Recorded data.
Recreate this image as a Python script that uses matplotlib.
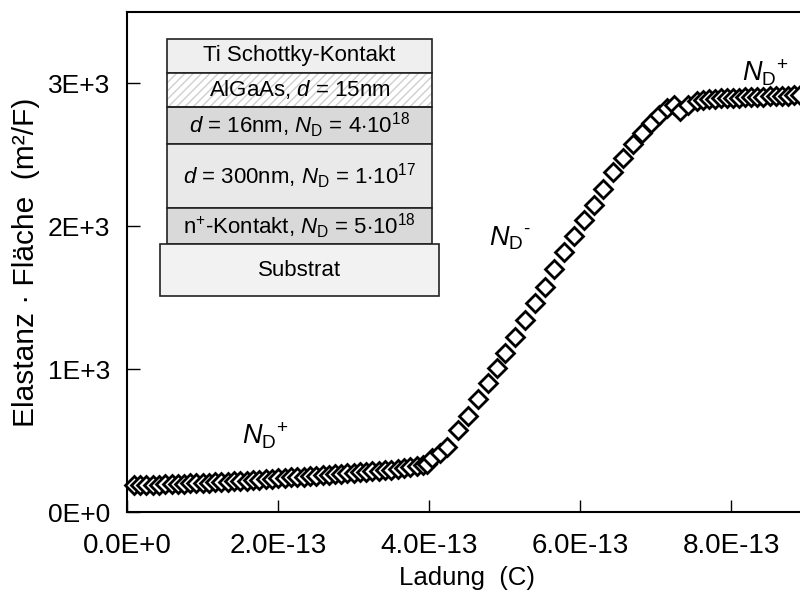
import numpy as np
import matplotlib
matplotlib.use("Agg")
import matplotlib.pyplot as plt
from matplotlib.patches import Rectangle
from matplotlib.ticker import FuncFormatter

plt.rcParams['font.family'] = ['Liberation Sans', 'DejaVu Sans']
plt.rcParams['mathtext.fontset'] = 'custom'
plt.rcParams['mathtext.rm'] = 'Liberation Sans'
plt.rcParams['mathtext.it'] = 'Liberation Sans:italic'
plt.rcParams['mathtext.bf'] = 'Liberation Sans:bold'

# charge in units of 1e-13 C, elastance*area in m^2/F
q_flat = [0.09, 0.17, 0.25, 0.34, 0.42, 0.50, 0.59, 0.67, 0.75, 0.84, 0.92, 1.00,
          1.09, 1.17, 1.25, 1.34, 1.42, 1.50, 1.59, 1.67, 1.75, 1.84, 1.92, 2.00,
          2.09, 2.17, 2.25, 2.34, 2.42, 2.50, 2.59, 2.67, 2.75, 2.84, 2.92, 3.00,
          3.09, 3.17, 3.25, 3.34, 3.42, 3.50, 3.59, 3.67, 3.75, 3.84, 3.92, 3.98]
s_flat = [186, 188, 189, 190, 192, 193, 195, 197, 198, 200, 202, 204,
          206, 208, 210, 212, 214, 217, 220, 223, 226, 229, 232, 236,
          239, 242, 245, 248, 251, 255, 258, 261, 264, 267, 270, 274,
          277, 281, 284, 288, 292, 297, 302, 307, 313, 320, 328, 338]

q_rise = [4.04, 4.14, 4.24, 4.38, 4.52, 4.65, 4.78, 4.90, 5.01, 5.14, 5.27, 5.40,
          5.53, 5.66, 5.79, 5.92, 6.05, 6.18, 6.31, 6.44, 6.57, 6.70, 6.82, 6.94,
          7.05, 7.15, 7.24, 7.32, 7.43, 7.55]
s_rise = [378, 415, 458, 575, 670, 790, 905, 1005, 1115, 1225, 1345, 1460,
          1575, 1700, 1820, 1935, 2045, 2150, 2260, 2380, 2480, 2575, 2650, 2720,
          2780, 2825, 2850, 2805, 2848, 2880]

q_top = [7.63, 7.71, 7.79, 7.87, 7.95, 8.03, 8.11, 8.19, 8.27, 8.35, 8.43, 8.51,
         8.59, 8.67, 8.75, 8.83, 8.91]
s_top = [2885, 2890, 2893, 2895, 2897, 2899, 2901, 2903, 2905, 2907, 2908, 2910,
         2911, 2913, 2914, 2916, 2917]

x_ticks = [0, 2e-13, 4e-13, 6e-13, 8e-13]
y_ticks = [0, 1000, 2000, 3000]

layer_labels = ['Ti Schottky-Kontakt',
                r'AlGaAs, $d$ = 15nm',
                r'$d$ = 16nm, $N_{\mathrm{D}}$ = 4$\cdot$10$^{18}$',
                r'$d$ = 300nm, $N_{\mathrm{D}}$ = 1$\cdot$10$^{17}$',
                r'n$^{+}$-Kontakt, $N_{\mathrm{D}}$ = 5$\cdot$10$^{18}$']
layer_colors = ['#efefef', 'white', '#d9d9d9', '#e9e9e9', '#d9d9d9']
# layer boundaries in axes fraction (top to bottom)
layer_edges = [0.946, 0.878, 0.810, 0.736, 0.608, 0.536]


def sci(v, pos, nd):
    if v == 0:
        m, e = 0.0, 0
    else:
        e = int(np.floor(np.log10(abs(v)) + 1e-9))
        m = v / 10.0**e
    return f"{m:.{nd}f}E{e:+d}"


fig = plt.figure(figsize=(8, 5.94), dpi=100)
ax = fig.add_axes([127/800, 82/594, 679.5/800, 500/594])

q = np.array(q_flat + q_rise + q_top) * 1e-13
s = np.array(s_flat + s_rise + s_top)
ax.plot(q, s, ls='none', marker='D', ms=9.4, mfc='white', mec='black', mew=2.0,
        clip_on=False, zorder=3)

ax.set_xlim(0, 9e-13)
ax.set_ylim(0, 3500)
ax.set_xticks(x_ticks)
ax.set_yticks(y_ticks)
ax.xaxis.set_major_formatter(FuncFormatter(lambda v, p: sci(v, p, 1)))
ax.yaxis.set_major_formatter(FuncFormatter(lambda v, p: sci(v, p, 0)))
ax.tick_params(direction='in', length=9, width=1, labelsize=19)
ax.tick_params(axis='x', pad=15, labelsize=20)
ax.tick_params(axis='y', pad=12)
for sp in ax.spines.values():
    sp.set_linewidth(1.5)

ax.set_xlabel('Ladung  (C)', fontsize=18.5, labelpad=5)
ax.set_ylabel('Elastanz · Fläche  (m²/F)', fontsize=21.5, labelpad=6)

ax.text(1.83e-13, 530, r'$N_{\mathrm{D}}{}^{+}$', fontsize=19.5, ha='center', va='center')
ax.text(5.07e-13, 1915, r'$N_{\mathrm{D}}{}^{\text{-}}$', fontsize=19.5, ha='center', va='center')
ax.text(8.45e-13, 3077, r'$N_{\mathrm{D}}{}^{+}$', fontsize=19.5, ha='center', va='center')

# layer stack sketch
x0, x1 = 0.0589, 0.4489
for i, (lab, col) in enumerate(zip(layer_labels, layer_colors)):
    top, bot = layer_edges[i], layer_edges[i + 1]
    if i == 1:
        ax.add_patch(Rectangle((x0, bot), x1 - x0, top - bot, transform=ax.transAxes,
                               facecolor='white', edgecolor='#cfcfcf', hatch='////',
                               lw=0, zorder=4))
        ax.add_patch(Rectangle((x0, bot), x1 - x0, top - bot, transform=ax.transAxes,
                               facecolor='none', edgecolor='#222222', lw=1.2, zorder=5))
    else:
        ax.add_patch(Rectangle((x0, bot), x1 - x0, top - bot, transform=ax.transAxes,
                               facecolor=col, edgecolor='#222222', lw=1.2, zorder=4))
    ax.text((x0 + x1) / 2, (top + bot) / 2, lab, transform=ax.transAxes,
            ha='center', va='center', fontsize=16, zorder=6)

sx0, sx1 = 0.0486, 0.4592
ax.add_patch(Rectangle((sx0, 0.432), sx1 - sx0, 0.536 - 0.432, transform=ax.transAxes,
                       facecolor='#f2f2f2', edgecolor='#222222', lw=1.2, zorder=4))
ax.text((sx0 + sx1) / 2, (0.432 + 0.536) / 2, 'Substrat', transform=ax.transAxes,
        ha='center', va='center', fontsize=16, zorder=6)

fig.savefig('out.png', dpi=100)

Exercise task.
Each line above is to be copied verbatim. Drop any image from the copy.

Answer to this problem.
Recreate this image as a Python script that uses matplotlib.
import numpy as np
import matplotlib
matplotlib.use("Agg")
import matplotlib.pyplot as plt
from matplotlib.patches import Rectangle
from matplotlib.ticker import FuncFormatter

plt.rcParams['font.family'] = ['Liberation Sans', 'DejaVu Sans']
plt.rcParams['mathtext.fontset'] = 'custom'
plt.rcParams['mathtext.rm'] = 'Liberation Sans'
plt.rcParams['mathtext.it'] = 'Liberation Sans:italic'
plt.rcParams['mathtext.bf'] = 'Liberation Sans:bold'

# charge in units of 1e-13 C, elastance*area in m^2/F
q_flat = [0.09, 0.17, 0.25, 0.34, 0.42, 0.50, 0.59, 0.67, 0.75, 0.84, 0.92, 1.00,
          1.09, 1.17, 1.25, 1.34, 1.42, 1.50, 1.59, 1.67, 1.75, 1.84, 1.92, 2.00,
          2.09, 2.17, 2.25, 2.34, 2.42, 2.50, 2.59, 2.67, 2.75, 2.84, 2.92, 3.00,
          3.09, 3.17, 3.25, 3.34, 3.42, 3.50, 3.59, 3.67, 3.75, 3.84, 3.92, 3.98]
s_flat = [186, 188, 189, 190, 192, 193, 195, 197, 198, 200, 202, 204,
          206, 208, 210, 212, 214, 217, 220, 223, 226, 229, 232, 236,
          239, 242, 245, 248, 251, 255, 258, 261, 264, 267, 270, 274,
          277, 281, 284, 288, 292, 297, 302, 307, 313, 320, 328, 338]

q_rise = [4.04, 4.14, 4.24, 4.38, 4.52, 4.65, 4.78, 4.90, 5.01, 5.14, 5.27, 5.40,
          5.53, 5.66, 5.79, 5.92, 6.05, 6.18, 6.31, 6.44, 6.57, 6.70, 6.82, 6.94,
          7.05, 7.15, 7.24, 7.32, 7.43, 7.55]
s_rise = [378, 415, 458, 575, 670, 790, 905, 1005, 1115, 1225, 1345, 1460,
          1575, 1700, 1820, 1935, 2045, 2150, 2260, 2380, 2480, 2575, 2650, 2720,
          2780, 2825, 2850, 2805, 2848, 2880]

q_top = [7.63, 7.71, 7.79, 7.87, 7.95, 8.03, 8.11, 8.19, 8.27, 8.35, 8.43, 8.51,
         8.59, 8.67, 8.75, 8.83, 8.91]
s_top = [2885, 2890, 2893, 2895, 2897, 2899, 2901, 2903, 2905, 2907, 2908, 2910,
         2911, 2913, 2914, 2916, 2917]

x_ticks = [0, 2e-13, 4e-13, 6e-13, 8e-13]
y_ticks = [0, 1000, 2000, 3000]

layer_labels = ['Ti Schottky-Kontakt',
                r'AlGaAs, $d$ = 15nm',
                r'$d$ = 16nm, $N_{\mathrm{D}}$ = 4$\cdot$10$^{18}$',
                r'$d$ = 300nm, $N_{\mathrm{D}}$ = 1$\cdot$10$^{17}$',
                r'n$^{+}$-Kontakt, $N_{\mathrm{D}}$ = 5$\cdot$10$^{18}$']
layer_colors = ['#efefef', 'white', '#d9d9d9', '#e9e9e9', '#d9d9d9']
# layer boundaries in axes fraction (top to bottom)
layer_edges = [0.946, 0.878, 0.810, 0.736, 0.608, 0.536]


def sci(v, pos, nd):
    if v == 0:
        m, e = 0.0, 0
    else:
        e = int(np.floor(np.log10(abs(v)) + 1e-9))
        m = v / 10.0**e
    return f"{m:.{nd}f}E{e:+d}"


fig = plt.figure(figsize=(8, 5.94), dpi=100)
ax = fig.add_axes([127/800, 82/594, 679.5/800, 500/594])

q = np.array(q_flat + q_rise + q_top) * 1e-13
s = np.array(s_flat + s_rise + s_top)
ax.plot(q, s, ls='none', marker='D', ms=9.4, mfc='white', mec='black', mew=2.0,
        clip_on=False, zorder=3)

ax.set_xlim(0, 9e-13)
ax.set_ylim(0, 3500)
ax.set_xticks(x_ticks)
ax.set_yticks(y_ticks)
ax.xaxis.set_major_formatter(FuncFormatter(lambda v, p: sci(v, p, 1)))
ax.yaxis.set_major_formatter(FuncFormatter(lambda v, p: sci(v, p, 0)))
ax.tick_params(direction='in', length=9, width=1, labelsize=19)
ax.tick_params(axis='x', pad=15, labelsize=20)
ax.tick_params(axis='y', pad=12)
for sp in ax.spines.values():
    sp.set_linewidth(1.5)

ax.set_xlabel('Ladung  (C)', fontsize=18.5, labelpad=5)
ax.set_ylabel('Elastanz · Fläche  (m²/F)', fontsize=21.5, labelpad=6)

ax.text(1.83e-13, 530, r'$N_{\mathrm{D}}{}^{+}$', fontsize=19.5, ha='center', va='center')
ax.text(5.07e-13, 1915, r'$N_{\mathrm{D}}{}^{\text{-}}$', fontsize=19.5, ha='center', va='center')
ax.text(8.45e-13, 3077, r'$N_{\mathrm{D}}{}^{+}$', fontsize=19.5, ha='center', va='center')

# layer stack sketch
x0, x1 = 0.0589, 0.4489
for i, (lab, col) in enumerate(zip(layer_labels, layer_colors)):
    top, bot = layer_edges[i], layer_edges[i + 1]
    if i == 1:
        ax.add_patch(Rectangle((x0, bot), x1 - x0, top - bot, transform=ax.transAxes,
                               facecolor='white', edgecolor='#cfcfcf', hatch='////',
                               lw=0, zorder=4))
        ax.add_patch(Rectangle((x0, bot), x1 - x0, top - bot, transform=ax.transAxes,
                               facecolor='none', edgecolor='#222222', lw=1.2, zorder=5))
    else:
        ax.add_patch(Rectangle((x0, bot), x1 - x0, top - bot, transform=ax.transAxes,
                               facecolor=col, edgecolor='#222222', lw=1.2, zorder=4))
    ax.text((x0 + x1) / 2, (top + bot) / 2, lab, transform=ax.transAxes,
            ha='center', va='center', fontsize=16, zorder=6)

sx0, sx1 = 0.0486, 0.4592
ax.add_patch(Rectangle((sx0, 0.432), sx1 - sx0, 0.536 - 0.432, transform=ax.transAxes,
                       facecolor='#f2f2f2', edgecolor='#222222', lw=1.2, zorder=4))
ax.text((sx0 + sx1) / 2, (0.432 + 0.536) / 2, 'Substrat', transform=ax.transAxes,
        ha='center', va='center', fontsize=16, zorder=6)

fig.savefig('out.png', dpi=100)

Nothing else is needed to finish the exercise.